In response to an early draft of the commission's report, which was highly critical of repressive police methods, the government hurriedly commissioned the rival Armitage Report, which was delivered in July of that year and backed Britain's role there. Bernard Levin, among others, was of the opinion that "The Government refused to accept the Devlin Report because it told the truth". Despite Macmillan's's rejection of the Devlin Report, once Iain Macleod became Colonial Secretary later in 1959, he approached Devlin for advice.
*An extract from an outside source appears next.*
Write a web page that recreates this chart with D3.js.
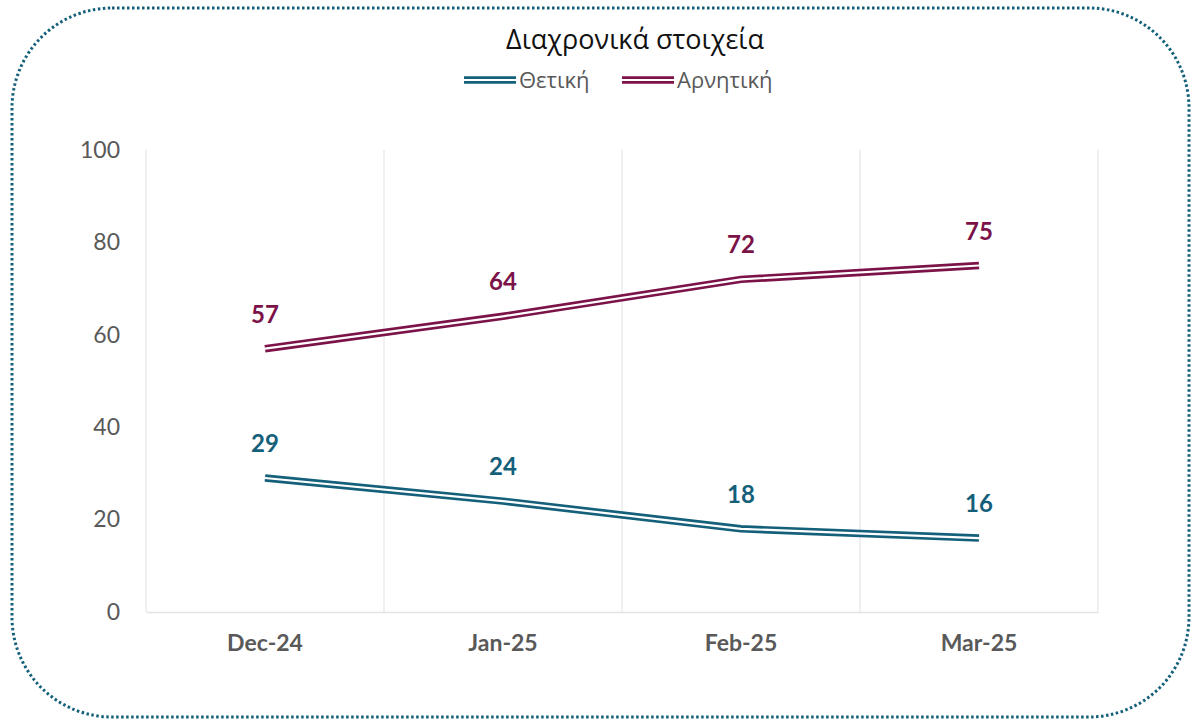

Court of Appeal and House of Lords

In 1960, Devlin was made a Lord Justice of Appeal, and the following year, on 11 October, he became a law lord and life peer, as Baron Devlin, of West Wick in the County of Wiltshire. He retired in 1964, at the age of 58, having completed the minimum 15 years then necessary to qualify for a full judicial pension. It is speculated that his retirement was due in part his boredom with the large number of tax cases that came before the House of Lords. He himself explained in an interview: "I was extremely happy as a judge of first instance. I was never happy as an appellate judge ... for the most part, the work was dreary beyond belief. All those revenue cases ..."
After retirement, Lord Devlin was a judge on the Administrative Tribunal of the International Labour Organization until 1986. He was also chairman of the Press Council from 1964–69, and High Steward of Cambridge University from 1966 until 1991. He also spent time writing about law and history, especially the interaction of law with moral philosophy, and the importance of juries. He was active in the campaigns to reopen the Guildford Four and Maguire Seven cases. He died aged 86 in Pewsey, Wiltshire.
Lord Devlin received several honorary degrees, including from Oxford, Cambridge, Glasgow, Sussex, Leicester, Toronto, and Durham.

Personal life

In 1932, Devlin married Madeleine Hilda Oppenheimer, daughter of the diamonds magnate Sir Bernard Oppenheimer, Bt. Together the couple had six children.

Hart–Devlin debate

After the Wolfenden report in 1957, Devlin argued, initially in his 1959 Maccabean Lecture in Jurisprudence at the British Academy, in support of James Fitzjames Stephen that popular morality should be allowed to influence lawmaking, and that even private acts should be subject to legal sanction if they were held to be morally unacceptable by the "reasonable man", to preserve the moral fabric of society. H. L. A. Hart supported the report's opposing view that the law had no business interfering with private acts that harmed nobody. Devlin's argument was expanded in his 1965 book The Enforcement of Morals. As a result of his famous debate with Devlin on the role of the criminal law in enforcing moral norms, Hart wrote Law, Liberty and Morality and The Morality of the Criminal Law.
In the first lecture in "The Enforcement of Morals", Devlin argued that "society means a community of ideas; without shared ideas on politics, morals and ethics no society can exist". Violation of the shared morality loosens one of the bonds that hold a society together, and thereby threatens it with disintegration. So an attack on "society's constitutive morality" would threaten society with disintegration. Such acts could therefore not be free from public scrutiny and sanction on the basis that they were purely private acts. He explained:
While thus concluding that violations of the "moral code" were the law's business, Devlin noted that this did not mean that society necessarily had the power to intervene. He noted that the chief of the "elastic principles" limiting the power of the State to legislate against immorality was "toleration of the maximum individual freedom that is consistent with the integrity of society". He suggested that "the limits of tolerance" are reached when the feelings of the ordinary person towards a particular form of conduct reaches a certain intensity of "intolerance, indignation and disgust". If, for example, it is the genuine feeling of society that homosexuality is "a vice so abominable that its mere presence is an offence", then society may eradicate it.
Privately Devlin felt that antipathy to homosexuality had not reached an intensity of "intolerance, indignation and disgust". In May 1965 he was one of the signatories of a letter to The Times calling for the implementation of the Wolfenden reforms.
The American legal philosopher Joel Feinberg stated in 1987 that to a "modern" reader, Devlin's responses to Hart's arguments "seem feeble and perfunctory" and that most readers "will probably conclude that there is no salvaging Devlin's social disintegration thesis, his analogies to political subversion and treason, his conception of the nature of popular morality and how its deliverance is to be ascertained, or the skimpy place he allows to natural moral change". Feinberg does allow that Devlin has an important challenge to liberalism in his formulation of an argument as to why we "treat greater moral blameworthiness ... as an aggravating factor and lesser moral blameworthiness as a mitigating factor in the assignments of punishment".
Devlin, for his part, considered that the supporters of John Stuart Mill's doctrine had not plausibly fitted into their own theories such violations of the moral code as euthanasia, suicide, a suicide pact, duelling, abortion, incest, cruelty to animals, bigamy, bestiality and other obscenity, committed in private between consenting adults, causing no harm to others.